Willoughby told WRAL that he does not know, at this point, whether Black broke the law, and that he will take time to properly investigate.

"We're at the very early stages of trying to determine exactly what the Board (of Elections) has sent us and what violations they believe may have occurred," Willoughby said.

The board's ruling is one of many legal troubles for the four-term speaker. Black's office has generated more than 3,000 pages of documents for a federal grand jury examining, among other things, the video poker and lottery industries. And state prosecutors also are considering whether Meredith Norris, Black's former political director, broke lobbying laws as she worked for lottery vendor Scientific Games Corp.

Decker, Edwards, the optometry PAC and Sen. Robert Holloman, D-Hertford, have been referred to Willoughby's office for possible criminal charges.

The state Republican Party, a group representing liberal Democrats and more than a dozen newspapers have called on Black to resign as speaker. No House Democrats have said publicly that he should step down, and Black has no plans to leave the post.
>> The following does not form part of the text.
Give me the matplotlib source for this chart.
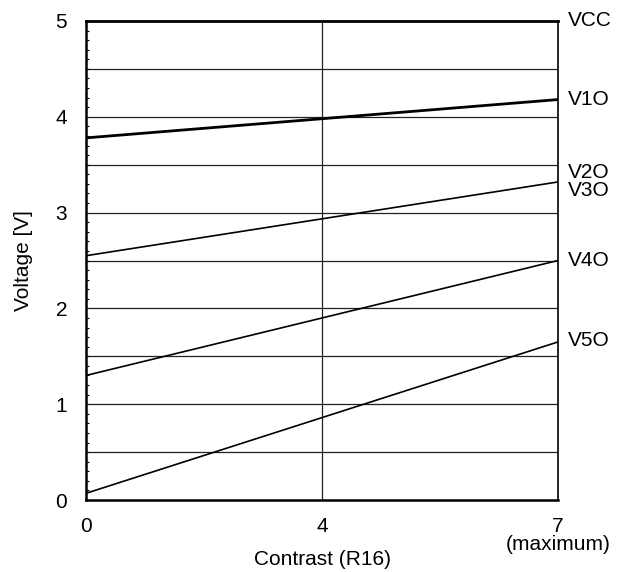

"I think he's maybe guilty of some of poor judgment, but I don't see anything where he's broke the law," Rep. Bruce Goforth, D-Buncombe, said this week.

When asked if Black should step down, Easley said: "The speaker has to make that determination, as well as the caucus and the other members of the House."

While Easley said Black has been one of his top allies on education and economic development at the Legislature, "this is certainly creating a distraction, and I think for both parties."

Easley, Black and several other groups have been pushing for ethics and campaign finance reforms when the General Assembly reconvenes in May.

"I think people's confidence is shaken in the system, and we all have to work a lot harder to overcome that," he said.